►
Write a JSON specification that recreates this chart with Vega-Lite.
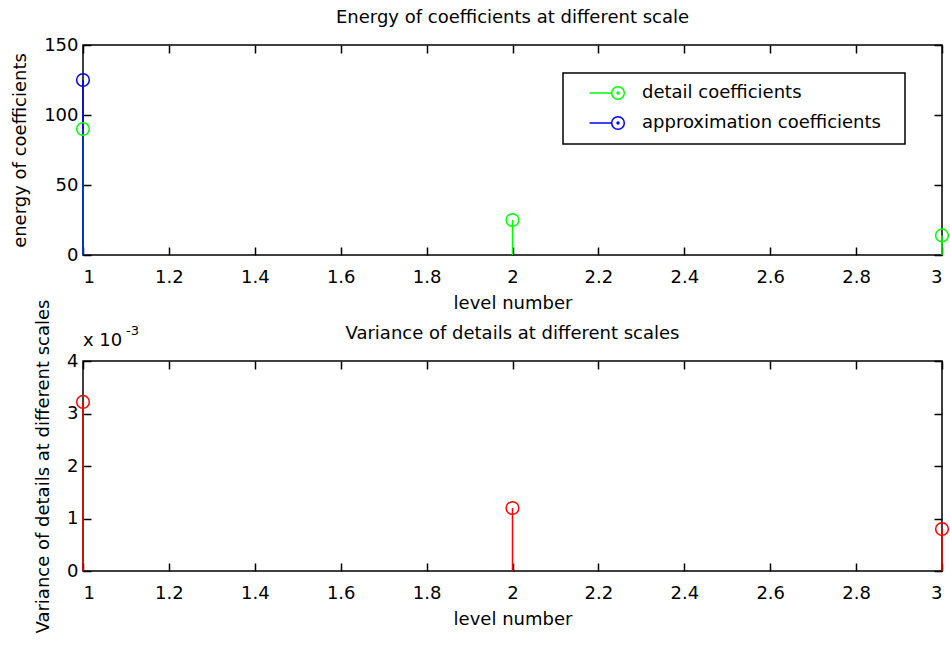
{
  "$schema": "https://vega.github.io/schema/vega-lite/v6.json",
  "background": "white",
  "padding": {"left": 10, "top": 8, "right": 5, "bottom": 0},
  "bounds": "flush",
  "spacing": 106,
  "config": {
    "font": "DejaVu Sans",
    "view": {"stroke": "black", "strokeWidth": 1.5},
    "axis": {
      "grid": false,
      "domain": false,
      "tickColor": "black",
      "tickWidth": 1.5,
      "tickSize": 8,
      "offset": -8,
      "labelFont": "DejaVu Sans",
      "labelFontSize": 18,
      "labelColor": "black",
      "titleFont": "DejaVu Sans",
      "titleFontSize": 18,
      "titleFontWeight": "normal",
      "titleColor": "black"
    },
    "title": {"font": "DejaVu Sans", "fontSize": 18, "fontWeight": "normal", "color": "black"},
    "legend": {"strokeWidth": 1.5}
  },
  "vconcat": [
    {
      "width": 859,
      "height": 210,
      "title": {"text": "Energy of coefficients at different scale", "frame": "group", "anchor": "middle", "baseline": "alphabetic", "offset": -5},
      "data": {
        "values": [
          {"level": 1, "energy": 90, "type": "detail coefficients"},
          {"level": 2, "energy": 25, "type": "detail coefficients"},
          {"level": 3, "energy": 14, "type": "detail coefficients"},
          {"level": 1, "energy": 125, "type": "approximation coefficients"}
        ]
      },
      "layer": [
        {
          "mark": {"type": "rule", "strokeWidth": 1.5},
          "encoding": {
            "x": {
              "field": "level", "type": "quantitative",
              "scale": {"domain": [1, 3], "nice": false, "zero": false},
              "axis": {"values": [1, 1.2, 1.4, 1.6, 1.8, 2, 2.2, 2.4, 2.6, 2.8, 3], "format": "~g", "title": "level number", "labelPadding": 13, "titlePadding": 8}
            },
            "y": {
              "field": "energy", "type": "quantitative",
              "scale": {"domain": [0, 150], "nice": false},
              "axis": {"values": [0, 50, 100, 150], "title": "energy of coefficients", "labelPadding": 5, "titlePadding": 14}
            },
            "y2": {"datum": 0},
            "color": {
              "field": "type", "type": "nominal",
              "scale": {"domain": ["detail coefficients", "approximation coefficients"], "range": ["#00ff00", "#0000ff"]},
              "legend": {
                "orient": "none", "legendX": 480, "legendY": 28,
                "title": "\u00a0", "titleOrient": "right", "titlePadding": 13, "titleFontSize": 18,
                "strokeColor": "black", "fillColor": "white",
                "padding": 11, "rowPadding": 10,
                "symbolSize": 160, "symbolStrokeWidth": 1.5,
                "symbolType": "M-4.5,0L-1,0M-1,0A1,1 0 1,0 1,0A1,1 0 1,0 -1,0M-0.15,0A0.15,0.15 0 1,0 0.15,0A0.15,0.15 0 1,0 -0.15,0",
                "symbolOffset": 35, "labelOffset": 15,
                "labelFontSize": 18, "labelColor": "black", "labelLimit": 0
              }
            }
          }
        },
        {
          "mark": {"type": "point", "shape": "circle", "filled": false, "size": 160, "strokeWidth": 1.5, "opacity": 1},
          "encoding": {
            "x": {"field": "level", "type": "quantitative", "axis": {"orient": "top", "labels": false, "title": null, "values": [1, 1.2, 1.4, 1.6, 1.8, 2, 2.2, 2.4, 2.6, 2.8, 3]}},
            "y": {"field": "energy", "type": "quantitative", "axis": {"orient": "right", "labels": false, "title": null, "values": [0, 50, 100, 150]}},
            "color": {"field": "type", "type": "nominal"}
          }
        }
      ],
      "resolve": {"axis": {"x": "independent", "y": "independent"}}
    },
    {
      "width": 859,
      "height": 210,
      "title": {"text": "Variance of details at different scales", "frame": "group", "anchor": "middle", "baseline": "alphabetic", "offset": -58},
      "data": {
        "values": [
          {"level": 1, "variance": 0.00322},
          {"level": 2, "variance": 0.0012},
          {"level": 3, "variance": 0.0008}
        ]
      },
      "layer": [
        {
          "mark": {"type": "rule", "strokeWidth": 1.5, "color": "#ff0000"},
          "encoding": {
            "x": {
              "field": "level", "type": "quantitative",
              "scale": {"domain": [1, 3], "nice": false, "zero": false},
              "axis": {"values": [1, 1.2, 1.4, 1.6, 1.8, 2, 2.2, 2.4, 2.6, 2.8, 3], "format": "~g", "title": "level number", "labelPadding": 13, "titlePadding": 8}
            },
            "y": {
              "field": "variance", "type": "quantitative",
              "scale": {"domain": [0, 0.004], "nice": false},
              "axis": {"values": [0, 0.001, 0.002, 0.003, 0.004], "labelExpr": "round(datum.value*1000)", "title": "Variance of details at different scales", "labelPadding": 5, "titlePadding": 14}
            },
            "y2": {"datum": 0}
          }
        },
        {
          "mark": {"type": "point", "shape": "circle", "filled": false, "size": 160, "strokeWidth": 1.5, "opacity": 1, "color": "#ff0000"},
          "encoding": {
            "x": {"field": "level", "type": "quantitative", "axis": {"orient": "top", "labels": false, "title": null, "values": [1, 1.2, 1.4, 1.6, 1.8, 2, 2.2, 2.4, 2.6, 2.8, 3]}},
            "y": {"field": "variance", "type": "quantitative", "axis": {"orient": "right", "labels": false, "title": null, "values": [0, 0.001, 0.002, 0.003, 0.004]}}
          }
        },
        {
          "data": {"values": [{"t": "x 10"}]},
          "mark": {"type": "text", "align": "left", "baseline": "alphabetic", "fontSize": 18, "dy": -15, "color": "black"},
          "encoding": {
            "x": {"datum": 1, "type": "quantitative", "axis": null},
            "y": {"datum": 0.004, "type": "quantitative", "axis": null},
            "text": {"field": "t"}
          }
        },
        {
          "data": {"values": [{"t": "-3"}]},
          "mark": {"type": "text", "align": "left", "baseline": "alphabetic", "fontSize": 13, "dx": 43, "dy": -26, "color": "black"},
          "encoding": {
            "x": {"datum": 1, "type": "quantitative", "axis": null},
            "y": {"datum": 0.004, "type": "quantitative", "axis": null},
            "text": {"field": "t"}
          }
        }
      ],
      "resolve": {"axis": {"x": "independent", "y": "independent"}}
    }
  ]
}
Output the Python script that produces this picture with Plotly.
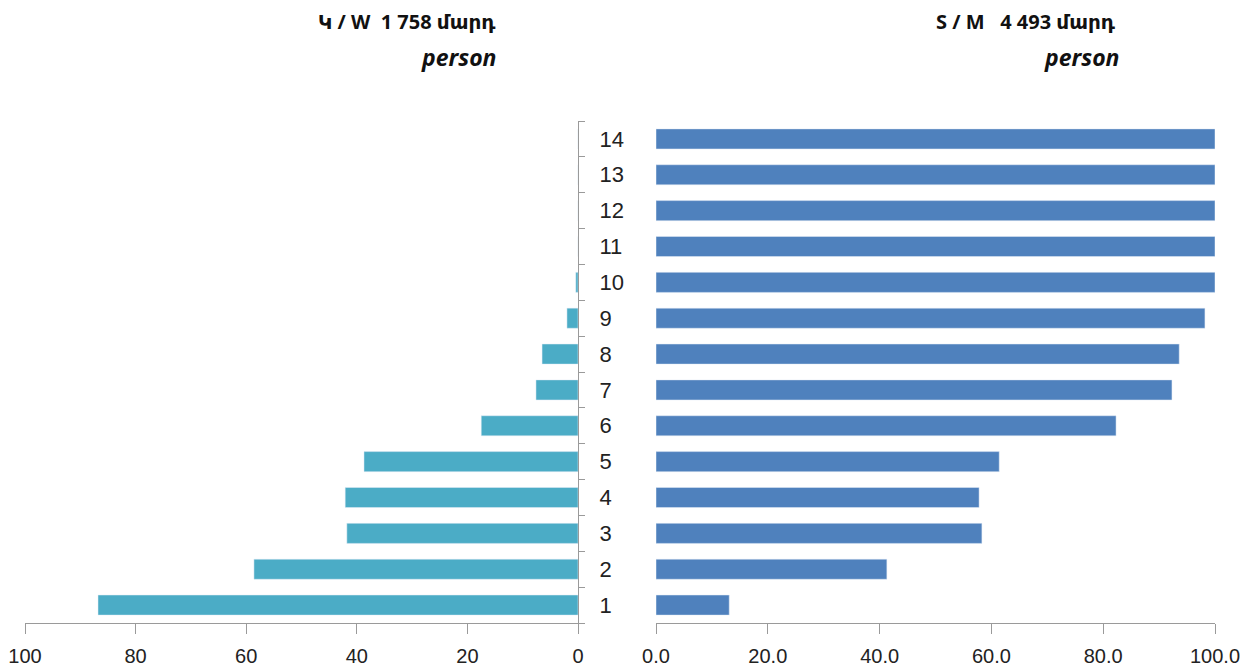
◄
EXERCISE DETAILS
Check each line of the data above for the string "that", then report how many lines have it, with no other words.

RESULT OF THE TASK
2